El Salmista declara: “Te alabaré; porque formidables, maravillosas son tus obras; estoy maravillado, y mi alma lo sabe muy bien” (139:14). “Bendice, alma mía, a Jehová, y bendiga todo mi ser su santo nombre” (103:1). ¿Estamos conscientes de que nosotros, así como nuestro prójimo, somos una obra maravillosa, a pesar de lo que digan los sentidos materiales?
Así es como me esfuerzo por reconocer la santidad del nombre de Dios y, por esa misma razón, mi propia identidad. Cada mañana, antes de levantarme, oro para llenar mi “pasaporte espiritual” de la siguiente manera:
Apellido: Hijo de Dios.
Nombre del individuo: La imagen, semejanza, reflejo y manifestación de Dios.
Lugar y fecha de nacimiento: Yo nunca nací en la materia, y no tengo ninguna edad. Me identifico con el hombre creado por Dios como lo describe Ciencia y Salud: “En la Ciencia el hombre es linaje del Espíritu. Lo bello, lo bueno y lo puro constituyen su ascendencia. Su origen no está, como el de los mortales, en el instinto bruto, ni pasa él por condiciones materiales antes de alcanzar la inteligencia. El Espíritu es su fuente primitiva y última del ser; Dios es su Padre, y la Vida es la ley de su ser” (pág. 63).

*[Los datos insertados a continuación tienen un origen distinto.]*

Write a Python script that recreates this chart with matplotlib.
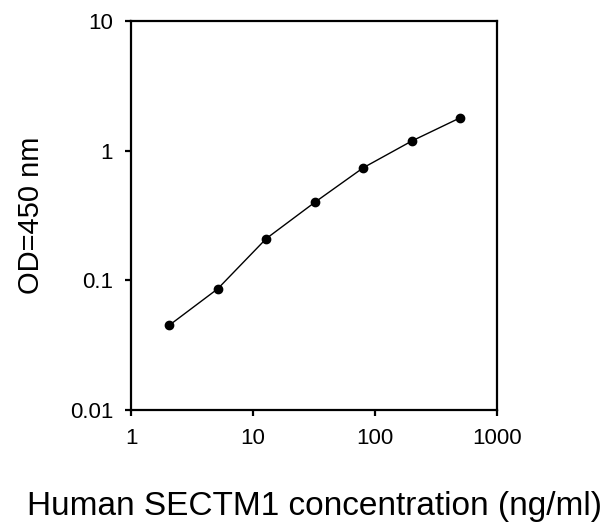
import matplotlib
matplotlib.use("Agg")
import matplotlib.pyplot as plt
from matplotlib.ticker import FixedLocator, NullLocator, FixedFormatter

plt.rcParams['font.family'] = ['Liberation Sans', 'DejaVu Sans']

# standard curve readings
conc = [2.05, 5.12, 12.8, 32, 80, 200, 500]
od = [0.045, 0.086, 0.21, 0.40, 0.74, 1.19, 1.8]

xticks = [1, 10, 100, 1000]
xlabels = ["1", "10", "100", "1000"]
yticks = [0.01, 0.1, 1, 10]
ylabels = ["0.01", "0.1", "1", "10"]

fig = plt.figure(figsize=(6.1, 5.29), dpi=100)
ax = fig.add_axes([0.215, 0.225, 0.600, 0.735])

ax.plot(conc, od, color="black", lw=1.0, marker="o", markersize=6)
ax.set_xscale("log")
ax.set_yscale("log")
ax.set_xlim(1, 1000)
ax.set_ylim(0.01, 10)

ax.xaxis.set_major_locator(FixedLocator(xticks))
ax.xaxis.set_major_formatter(FixedFormatter(xlabels))
ax.xaxis.set_minor_locator(NullLocator())
ax.yaxis.set_major_locator(FixedLocator(yticks))
ax.yaxis.set_major_formatter(FixedFormatter(ylabels))
ax.yaxis.set_minor_locator(NullLocator())

for s in ax.spines.values():
    s.set_linewidth(1.6)
ax.tick_params(direction="out", length=4, width=1.6, labelsize=16, pad=9)

ax.set_xlabel("Human SECTM1 concentration (ng/ml)", fontsize=24, labelpad=30)
ax.set_ylabel("OD=450 nm", fontsize=21, labelpad=18)

fig.savefig("out.png", dpi=100)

Residencia permanente: El cielo, el “reino del Espíritu” (Ciencia y Salud, pág. 587)
Una sola y única actividad a cada momento: expresar las cualidades divinas.
Ciudadanía: celestial.
Cuando nos identificamos a nosotros mismos o cuando identificamos a nuestro prójimo como un mortal imperfecto, no estamos engrandeciendo el nombre de Dios.
Tuve una experiencia que me abrió los ojos a la necesidad de reconocer siempre la naturaleza de Dios reflejada por el hombre.
Un día, recibí una notificación para asistir a una reunión en la escuela de mi hija menor. Fui con ella, y nos reunimos con todos los maestros. Su maestro empezó a hablar y describió un cuadro muy poco atractivo de mi hija, acusándola de todo tipo de defectos. Yo estaba orando y sustituyendo cada error mencionado con una cualidad espiritual, y tratando de orar: “Santificado sea Tu nombre” para todas las personas que estaban presentes; es decir, para ver su verdadera naturaleza espiritual como reflejo de Dios.
Yo estaba orando y sustituyendo cada defecto mencionado con una cualidad espiritual.
El maestro concluyó que, dadas sus bajas calificaciones en las materias consideradas esenciales para el corriente año escolar, mi hija tendría que bajar de grado. De inmediato rechacé esto, verbal y mentalmente. Pedí que me dieran tres meses más. Entonces, yo aceptaría su decisión. Al principio, los maestros se negaron porque pensaban que era imposible, incluso demasiado tarde, para que mi hija revirtiera la situación. Sin embargo, insistí, y ellos finalmente aceptaron.
Como mi hija estaba asistiendo a la Escuela Dominical de la Ciencia Cristiana, decidimos juntos estar más conscientes, a través de la oración, de su identidad espiritual. Todos los días, durante estos tres meses, su madre, su hermana, y yo decidimos ver a esta niña en la plenitud de su ser real. Afirmamos en nuestras oraciones que su verdadera naturaleza como hija de Dios expresaba conocimiento, inteligencia, comprensión, precisión, orden…
Tres meses después, me notificaron que debía asistir a una reunión en la escuela de mi hija. Su maestro me dijo que en los 15 años que llevaba enseñando nunca había vista una transformación tan rápida. Dijo que era como si hubiera tenido una estudiante diferente en su aula. Ella era ahora la alumna más destacada de su clase.
Cuando afirmamos en nuestras oraciones “Santificado sea Tu nombre” no solo afirmamos la santidad de Dios, sino también la del hombre, Su reflejo. Rechazamos la aparente caída o aspecto contaminado del hombre como pecador o enfermo. Admitimos que su naturaleza original no es carnal, pecadora o material, sino por siempre espiritual, armoniosa, inmortal, incorpórea, perfecta, completa, santa e inseparable del Dios único.